=== WHAT TO PRODUCE ===
Report each line of the data that has "matplotlib" somewhere in it.

BEGIN COLLECTED DATA

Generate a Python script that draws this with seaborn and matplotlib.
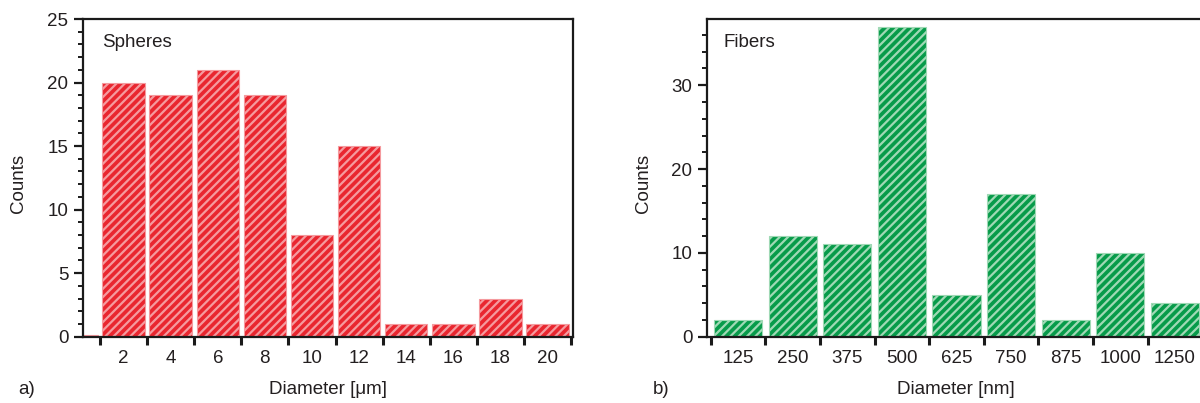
import matplotlib
matplotlib.use("Agg")
import matplotlib.pyplot as plt
import seaborn as sns
import numpy as np
from matplotlib.ticker import MultipleLocator, FixedLocator, NullFormatter, FixedFormatter

# ---- data ----
sphere_diam = [0, 2, 4, 6, 8, 10, 12, 14, 16, 18, 20]
sphere_counts = [0.1, 20, 19, 21, 19, 8, 15, 1, 1, 3, 1]

fiber_labels = ["125", "250", "375", "500", "625", "750", "875", "1000", "1250"]
fiber_counts = [2, 12, 11, 37, 5, 17, 2, 10, 4]

sns.set_theme(style="ticks")
plt.rcParams['font.family'] = ['Liberation Sans', 'DejaVu Sans']
plt.rcParams['hatch.linewidth'] = 1.6
plt.rcParams['hatch.color'] = 'white'

RED = "#E9262F"
GREEN = "#079B4A"
FS = 13.5
TXT = "#231F20"

fig = plt.figure(figsize=(12, 4.03), dpi=100)
W, H = 1200, 403
def pos(l, r, b, t):
    return [l / W, (H - b) / H, (r - l) / W, (b - t) / H]

ax1 = fig.add_axes(pos(83, 573, 336.7, 19))
ax2 = fig.add_axes(pos(707, 1206, 336.7, 19))

HATCH = "////"

# ---- left: spheres ----
sns.barplot(x=sphere_diam, y=sphere_counts, native_scale=True, width=0.9,
            color=RED, saturation=1, ax=ax1, edgecolor="white", linewidth=0.8,
            hatch=HATCH)
for p in ax1.patches:
    p.set_facecolor(RED)
    p.set_edgecolor("#F59A9E")
    p.set_hatch(HATCH)
ax1.set_xlim(0.28, 21.08)
ax1.set_ylim(0, 25)
ax1.xaxis.set_major_locator(FixedLocator(np.arange(1, 22, 2)))
ax1.xaxis.set_major_formatter(NullFormatter())
ax1.xaxis.set_minor_locator(FixedLocator(sphere_diam[1:]))
ax1.xaxis.set_minor_formatter(FixedFormatter([str(v) for v in sphere_diam[1:]]))
ax1.yaxis.set_major_locator(MultipleLocator(5))
ax1.yaxis.set_minor_locator(MultipleLocator(1))
ax1.text(0.04, 0.927, "Spheres", transform=ax1.transAxes, fontsize=FS, va="center", ha="left", color=TXT)
ax1.set_xlabel("")
ax1.set_ylabel("")

# ---- right: fibers ----
sns.barplot(x=fiber_labels, y=fiber_counts, order=fiber_labels, width=0.88,
            color=GREEN, saturation=1, ax=ax2, edgecolor="white", linewidth=0.8,
            hatch=HATCH)
for p in ax2.patches:
    p.set_facecolor(GREEN)
    p.set_edgecolor("#9FD9B5")
    p.set_hatch(HATCH)
ax2.set_xlim(-0.57, 8.57)
ax2.set_ylim(0, 37.9)
ax2.xaxis.set_major_locator(FixedLocator(np.arange(-0.5, 9.0, 1)))
ax2.xaxis.set_major_formatter(NullFormatter())
ax2.xaxis.set_minor_locator(FixedLocator(np.arange(0, 9)))
ax2.xaxis.set_minor_formatter(FixedFormatter(fiber_labels))
ax2.yaxis.set_major_locator(MultipleLocator(10))
ax2.yaxis.set_minor_locator(MultipleLocator(2))
ax2.text(0.034, 0.927, "Fibers", transform=ax2.transAxes, fontsize=FS, va="center", ha="left", color=TXT)
ax2.set_xlabel("")
ax2.set_ylabel("")

for ax in (ax1, ax2):
    for s in ax.spines.values():
        s.set_visible(True)
        s.set_linewidth(1.6)
        s.set_color("#1a1a1a")
    ax.tick_params(axis="y", which="major", direction="out", length=6.5, width=1.6,
                   color="#1a1a1a", labelsize=FS, labelcolor=TXT, pad=4)
    ax.tick_params(axis="y", which="minor", direction="out", length=3.5, width=1.4,
                   color="#1a1a1a")
    ax.tick_params(axis="x", which="major", direction="out", length=6, width=2.2,
                   color="#1a1a1a")
    ax.tick_params(axis="x", which="minor", length=0, labelsize=FS,
                   labelcolor=TXT, pad=9.5)
    ax.grid(False)

# labels
fig.text(18 / W, 1 - 183 / H, "Counts", rotation=90, fontsize=FS, ha="center", va="center", color=TXT)
fig.text(643 / W, 1 - 183 / H, "Counts", rotation=90, fontsize=FS, ha="center", va="center", color=TXT)
fig.text(328 / W, 1 - 390 / H, "Diameter [\u03bcm]", fontsize=FS, ha="center", va="center", color=TXT)
fig.text(956 / W, 1 - 390 / H, "Diameter [nm]", fontsize=FS, ha="center", va="center", color=TXT)
fig.text(18 / W, 1 - 390 / H, "a)", fontsize=FS, ha="left", va="center", color=TXT)
fig.text(653 / W, 1 - 390 / H, "b)", fontsize=FS, ha="left", va="center", color=TXT)

fig.savefig("out.png", dpi=100)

END COLLECTED DATA

=== REPLY ===
Generate a Python script that draws this with seaborn and matplotlib.
import matplotlib
matplotlib.use("Agg")
import matplotlib.pyplot as plt
from matplotlib.ticker import MultipleLocator, FixedLocator, NullFormatter, FixedFormatter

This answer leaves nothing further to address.